The possibility of past life on Mars: Biomolecules may have originated from atmospheric formaldehyde

Organic materials discovered on Mars may have originated from atmospheric formaldehyde, according to new research, marking a step forward in our understanding of the possibility of past life on the red planet.

Scientists from Tohoku University have investigated whether the early atmospheric conditions on Mars had the potential to foster the formation of biomolecules—organic compounds essential for biological processes. Their findings, published in Scientific Reports, offer intriguing insights into the plausibility of Mars harboring life in its distant past.

Today, Mars presents a harsh environment characterized by dryness and extreme cold, but geological evidence hints at a more hospitable past. About 3.8–3.6 billion years ago, the planet probably had a temperate climate, sustained by the warming properties of gases like hydrogen.

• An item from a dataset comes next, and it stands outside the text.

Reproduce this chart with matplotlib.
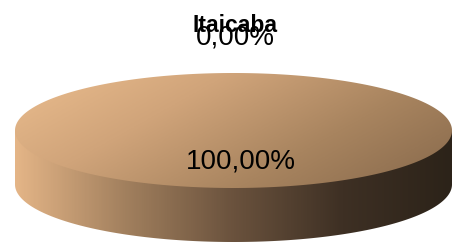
import numpy as np
import matplotlib.pyplot as plt
from matplotlib.patches import Polygon
from matplotlib.colors import LinearSegmentedColormap

# Dados
titulo = 'Itaicaba'
categorias = ['Outros', 'Itaicaba']
valores = [0.0, 100.0]
rotulos = [('%.2f%%' % v).replace('.', ',') for v in valores]

W, H = 454, 245
fig = plt.figure(figsize=(W / 100, H / 100), dpi=100)
ax = fig.add_axes([0, 0, 1, 1])
ax.set_xlim(0, W)
ax.set_ylim(H, 0)
ax.axis('off')

# geometria da pizza 3D (pixels)
cx, cy = 233.5, 130.5
a, b = 218.5, 57.5
prof = 54

def elipse(t):
    return cx + a * np.cos(t), cy - b * np.sin(t)

# angulos das fatias a partir do topo, sentido horario
total = sum(valores)
ang = np.cumsum([0] + valores) / total * 2 * np.pi
inicio = np.pi / 2

cmap_top = LinearSegmentedColormap.from_list('top', ['#ebbd8e', '#d0a47a', '#a8845f', '#86684b'])
cmap_side = LinearSegmentedColormap.from_list('side', ['#e4b587', '#a2805e', '#6a523d', '#3e3024', '#2c2319'])

# lateral (metade da frente), fechada pela linha central para nao deixar fresta
t = np.linspace(np.pi, 2 * np.pi, 200)
x1, y1 = elipse(t)
lado = np.column_stack([np.r_[cx - a, x1, cx + a], np.r_[cy, y1 + prof, cy]])
p_lado = Polygon(lado, closed=True, facecolor='none', edgecolor='none')
ax.add_patch(p_lado)
grad_x = np.linspace(0, 1, 300)[None, :]
im = ax.imshow(grad_x, cmap=cmap_side, extent=[cx - a, cx + a, cy + b + prof, cy - 5],
               aspect='auto', interpolation='bilinear', zorder=1)
im.set_clip_path(p_lado)

# topo: uma fatia por valor
for i, v in enumerate(valores):
    if v <= 0:
        continue
    t = np.linspace(inicio - ang[i], inicio - ang[i + 1], 400)
    xs, ys = elipse(t)
    if v < total:
        xs, ys = np.r_[cx, xs], np.r_[cy, ys]
    p_top = Polygon(np.column_stack([xs, ys]), closed=True, facecolor='none', edgecolor='none')
    ax.add_patch(p_top)
    gx, gy = np.meshgrid(np.linspace(0, 1, 300), np.linspace(0, 1, 100))
    grad = 0.75 * gx + 0.35 * gy
    im2 = ax.imshow(grad / grad.max(), cmap=cmap_top, extent=[cx - a, cx + a, cy + b, cy - b],
                    aspect='auto', interpolation='bilinear', zorder=2)
    im2.set_clip_path(p_top)

# rotulos
for i, v in enumerate(valores):
    if v == 0:
        x, y = cx + 2, cy - b - 36
    else:
        x, y = cx + 7, cy + 31
    ax.text(x, y, rotulos[i], ha='center', va='center', fontsize=20,
            family='Liberation Sans', color='black', zorder=5)

ax.text(cx + 1, 25, titulo, ha='center', va='center', fontsize=16.5,
        family='Liberation Sans', fontweight='bold', zorder=6)

fig.savefig('out.png', dpi=100)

In such an environment, Mars may have had liquid water, a key ingredient for life as we know it.

The researchers investigated whether formaldehyde could have formed in the early Martian environment. Formaldehyde is a simple organic compound that plays a crucial role as a precursor for the formation of vital biomolecules through purely chemical or physical processes. These biomolecules, like amino acids and sugars, serve as the fundamental building blocks for proteins and RNA, essential components of life.

Using an advanced computer model, the team simulated the potential atmospheric composition of early Mars to explore the potential for formaldehyde production. The model was built with the assumption that the atmosphere was rich in carbon dioxide, hydrogen, and carbon monoxide.

Their simulations suggest that the ancient Martian atmosphere could have provided a continuous supply of formaldehyde which would have potentially led to the creation of various organic compounds. This raises the intriguing possibility that the organic materials detected on the Martian surface could have originated from atmospheric sources, particularly during the planet's two earliest geological periods.

"Our research provides crucial insights into the chemical processes that may have occurred on ancient Mars, offering valuable clues to the possibility of past life on the planet," says Shungo Koyama, lead author of the study. By revealing that there were conditions favorable for the formation of biomolecules, the research broadens our understanding of the planet's ancient capacity to sustain life.

Next, the team plans to analyze geological data gathered by NASA's Martian rovers, with the aim of increasing their understanding of organic materials present early in the planet's history. By comparing the expected carbon isotopes of ancient formaldehyde with data from Martian samples, they hope to get a better picture of the processes that shaped the planet's organic chemistry.